Elk In Montana Offer Hunters An Escape from Modern Troubles
To a beginner, resident or nonresident, trying to learn about elk hunting in Montana can seem like entering a secret society. The elk-hunting world is full of complicated numbers and symbols (210-80, 390-00, HD, WMA, BMA, LPT), intimidating restrictions (“Elk HD 424 is subject to 12-hour closure for the antlerless portion of the general brow-tined bull or antlerless elk season.”), and a thick regulations handbook, but you can hunt elk in Montana comfortably and successfully.
Elk range across several million acres of Montana in 148 separate hunting districts. Most live west of a line running from Glacier National Park to Yellowstone National Park. Roughly half of the annual elk harvest comes from southwestern Montana, in places like the Gallatin and Beaverhead-Deerlodge national forests. Elk also live along the Rocky Mountain Front and in the Big Belt, Little Belt, Pioneer, Bitterroot, Purcell, Mission, and Cabinet mountains, as well as in the Swan, Garnet, and Whitefish ranges.
Once you have a rough idea where you want to hunt, check the FWP elk regulations (available at fwp.mt.gov) to see what hunting districts you will be in and the boundaries, special seasons, regulations, and required permits that apply there.
Montana offers some of the longest hunting seasons in the West. Archery begins in early September, backcountry firearms season starts in mid-September, and the general season runs from late October to the Sunday after Thanksgiving. Bowhunters focus on the pre-rut and rut period of September, when they have the best opportunity of calling in a bull. In a few backcountry areas, firearms hunters also can lure bulls by calling during September and early October. Hunting Montana elk this time of year requires peak fitness to reach the high country, where elk live.
A general elk license is the basic license for hunting elk. It can be used only according to the specific regulations of the hunting district in which you hunt. Many Montana districts also offer a separate antlerless (B) license to hunt cow elk, and some require a special permit to hunt bull elk, while cow elk may be available with a general elk license. See General Elk License in your hunting districts in the FWP elk regulations booklet to see what restrictions apply.

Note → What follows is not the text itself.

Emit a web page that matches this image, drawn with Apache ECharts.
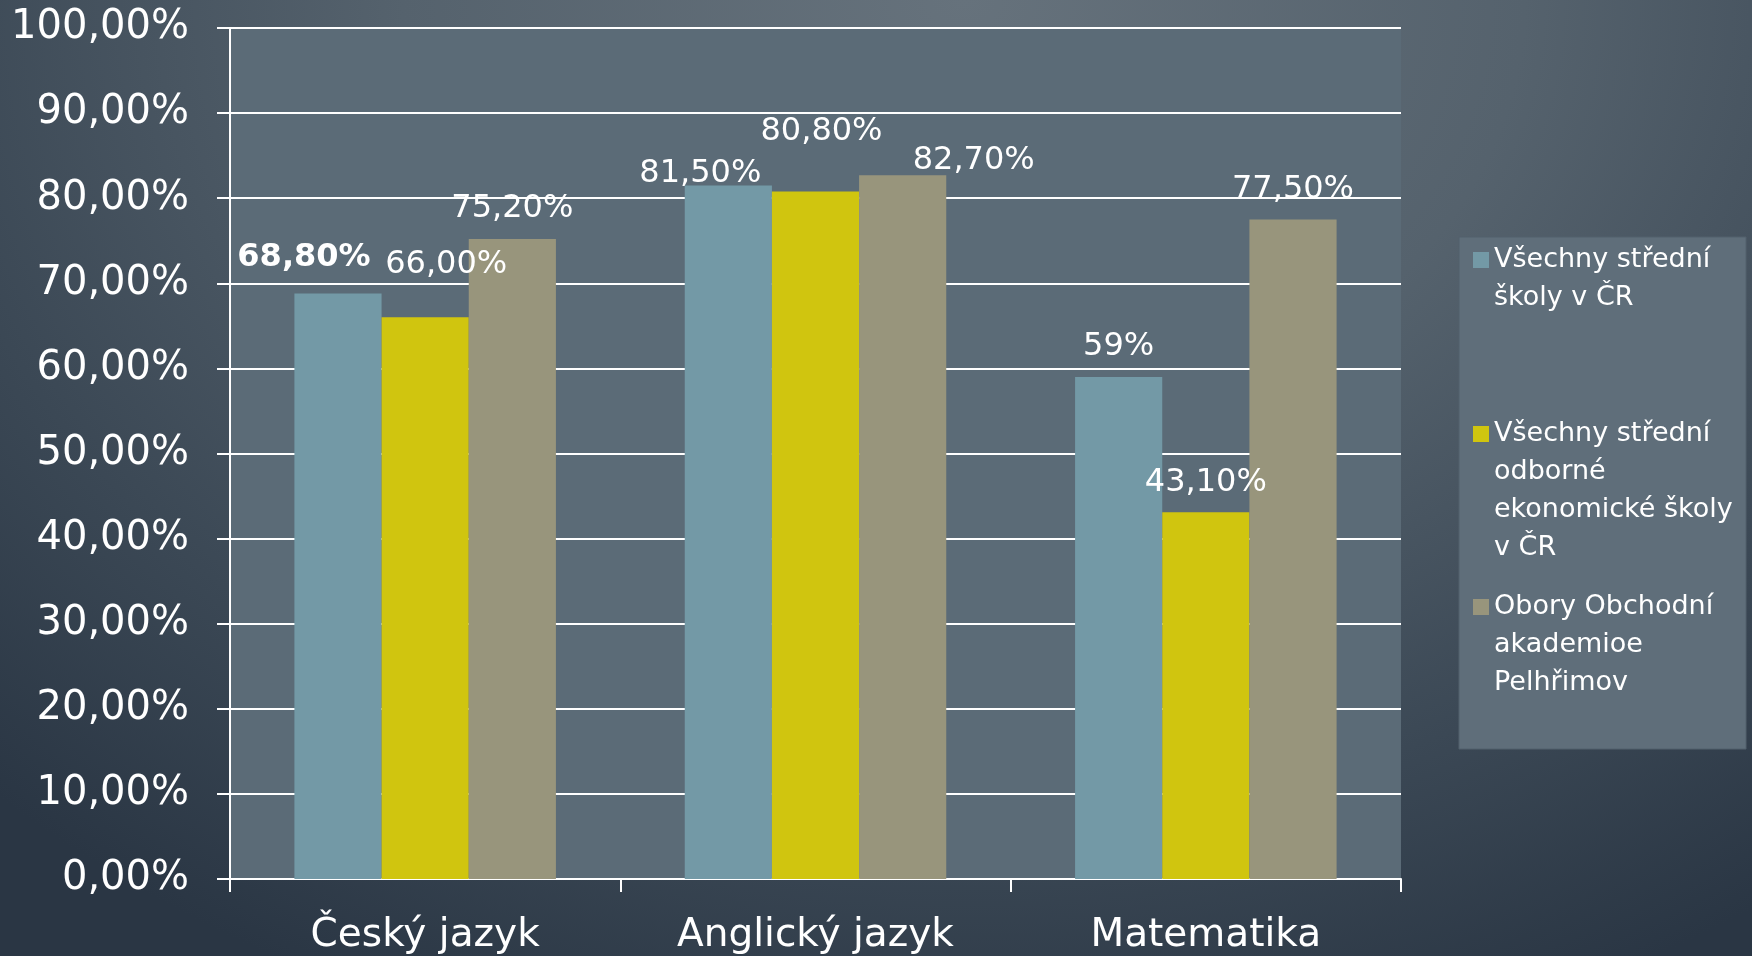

Many people accustomed to hunting deer approach Montana elk hunting unprepared. Elk generally move farther and more frequently than deer, so it usually takes more hiking, especially uphill, to reach elk areas. The caliber of rifle or type of bullet used for deer may not suffice for elk, which are much larger. Read up on calibers and loads suggested for hunting elk, and learn where the elk’s kill zone is. Elk often don’t die as easily or quickly as deer, even with a killing shot. Sometimes several shots are required. Mortally wounded elk will often traverse several hundred yards or more before dropping. Montana proves itself to be a major elk-hunting attraction, and definitely not one to miss out on!